I'd love to learn a bit more about how you're processing / traversing the data. e.g. do you query the JSON text directly (good ol cat/sed/awk pipes)? Use JQ or other json query language? Import into Virtuoso or other RDF database and do SPARQL? Treat the flat graph as a table object and query with standard SQL? Or Query json files directly with SQL queries via Apache Drill or similar? (I've played around with a variety of these but haven't really settled on a strategy myself)
@cboettig Processing / traversing has so far mostly been limited to generating the HTML pages for DataCrate, parsing DataCrates for upload. Here's a little hack I did for a conference - a quick and dirty python script to visualise provenance relationships in our sample file using Plantuml, which I happen to know . You can see in that linked script how simple it is to build an index so things can be looked up by @id
. AFAIK there are no Python or Jvascript JSON-LD libraries that make this sort of processing easy.
id_lookup = {}
for item in dc["@graph"]:
id_lookup[item["@id"]] = item
The result:
@startuml
"Peter Sefton" as Peter_Sefton
[CreateAction:\n Took dog picture] -up-> Peter_Sefton : agent
[CreateAction:\n Took dog picture] -down-> [ImageObject:\npics/2017-06-11 12.56.14.jpg] : result
[CreateAction:\n Took dog picture] -> [Place:\nCatalina Park] : object
[CreateAction:\n Took dog picture] --down--> [IndividualProduct:\nEPL1 Camera] : instrument
[CreateAction:\n Took dog picture] --down--> [IndividualProduct:\nLumix G 20/F1.7 lens] : instrument
[CreateAction:\n Converted dog picture to sepia] -up-> Peter_Sefton : agent
[CreateAction:\n Converted dog picture to sepia] -down-> [ImageObject:\npics/sepia_fence.jpg] : result
[CreateAction:\n Converted dog picture to sepia] -> [ImageObject:\npics/2017-06-11 12.56.14.jpg] : object
[CreateAction:\n Converted dog picture to sepia] --down--> [SoftwareApplication:\nImageMagick] : instrument
@enduml
Hi,
I just became aware of this project, which looks very promising.
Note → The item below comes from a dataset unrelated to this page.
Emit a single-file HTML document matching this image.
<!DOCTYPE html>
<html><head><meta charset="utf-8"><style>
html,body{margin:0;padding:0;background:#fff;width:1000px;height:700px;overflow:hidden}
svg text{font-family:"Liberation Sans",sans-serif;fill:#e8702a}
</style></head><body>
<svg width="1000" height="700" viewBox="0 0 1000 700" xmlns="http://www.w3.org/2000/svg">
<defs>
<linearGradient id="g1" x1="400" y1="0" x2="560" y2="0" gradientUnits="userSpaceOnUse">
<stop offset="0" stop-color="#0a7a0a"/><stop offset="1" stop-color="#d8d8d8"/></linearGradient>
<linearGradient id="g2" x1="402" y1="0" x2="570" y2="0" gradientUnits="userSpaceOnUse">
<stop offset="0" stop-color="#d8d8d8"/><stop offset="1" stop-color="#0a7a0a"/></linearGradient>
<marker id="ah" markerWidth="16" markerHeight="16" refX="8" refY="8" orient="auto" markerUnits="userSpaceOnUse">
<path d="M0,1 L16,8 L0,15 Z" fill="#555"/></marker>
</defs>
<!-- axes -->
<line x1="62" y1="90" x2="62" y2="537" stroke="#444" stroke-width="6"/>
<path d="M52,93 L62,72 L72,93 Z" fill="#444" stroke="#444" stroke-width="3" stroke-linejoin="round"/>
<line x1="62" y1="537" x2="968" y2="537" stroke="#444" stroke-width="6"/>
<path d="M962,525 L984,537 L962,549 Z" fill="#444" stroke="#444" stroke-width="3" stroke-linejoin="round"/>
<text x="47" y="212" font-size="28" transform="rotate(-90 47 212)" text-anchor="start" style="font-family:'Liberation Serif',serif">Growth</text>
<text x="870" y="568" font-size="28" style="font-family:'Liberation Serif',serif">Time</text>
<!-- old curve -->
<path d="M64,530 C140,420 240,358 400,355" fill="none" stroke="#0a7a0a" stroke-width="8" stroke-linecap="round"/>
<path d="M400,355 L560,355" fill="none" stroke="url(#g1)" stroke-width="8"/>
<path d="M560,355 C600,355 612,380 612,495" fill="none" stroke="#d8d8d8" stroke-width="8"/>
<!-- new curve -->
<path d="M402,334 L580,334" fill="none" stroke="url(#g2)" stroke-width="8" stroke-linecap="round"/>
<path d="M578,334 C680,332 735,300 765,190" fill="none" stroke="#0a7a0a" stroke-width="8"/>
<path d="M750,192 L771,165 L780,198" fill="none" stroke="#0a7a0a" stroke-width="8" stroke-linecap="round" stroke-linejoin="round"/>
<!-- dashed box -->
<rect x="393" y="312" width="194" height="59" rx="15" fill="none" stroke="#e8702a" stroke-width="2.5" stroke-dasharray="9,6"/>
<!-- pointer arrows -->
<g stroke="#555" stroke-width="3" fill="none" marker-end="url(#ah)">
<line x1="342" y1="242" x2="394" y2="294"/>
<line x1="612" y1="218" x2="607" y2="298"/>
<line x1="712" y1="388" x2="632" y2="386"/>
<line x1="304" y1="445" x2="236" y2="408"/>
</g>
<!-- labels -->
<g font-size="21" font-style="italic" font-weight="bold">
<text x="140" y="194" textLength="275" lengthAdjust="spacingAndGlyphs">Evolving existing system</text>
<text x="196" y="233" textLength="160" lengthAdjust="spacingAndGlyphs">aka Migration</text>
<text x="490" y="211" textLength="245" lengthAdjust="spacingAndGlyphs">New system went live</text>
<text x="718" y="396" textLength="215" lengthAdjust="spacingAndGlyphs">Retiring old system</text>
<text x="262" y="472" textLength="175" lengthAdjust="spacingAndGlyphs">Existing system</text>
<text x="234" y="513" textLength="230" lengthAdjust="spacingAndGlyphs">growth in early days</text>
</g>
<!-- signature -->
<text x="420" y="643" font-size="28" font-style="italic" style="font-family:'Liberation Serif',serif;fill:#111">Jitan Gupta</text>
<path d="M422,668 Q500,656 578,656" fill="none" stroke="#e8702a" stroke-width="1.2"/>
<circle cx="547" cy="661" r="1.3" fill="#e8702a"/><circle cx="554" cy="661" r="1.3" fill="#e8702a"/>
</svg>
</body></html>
We have been working on a similar effort to package research data with schema.org json, also with an HTML file, the DataCrate spec. Looks like the JSON-LD we're producing with various tools (all of which are still in alpha) is quite similar to that here.
Anyway, I think we should look at aligning our efforts. Will anyone from this project be at the Research Object meeting on October 29 in Amsterdam? - I will.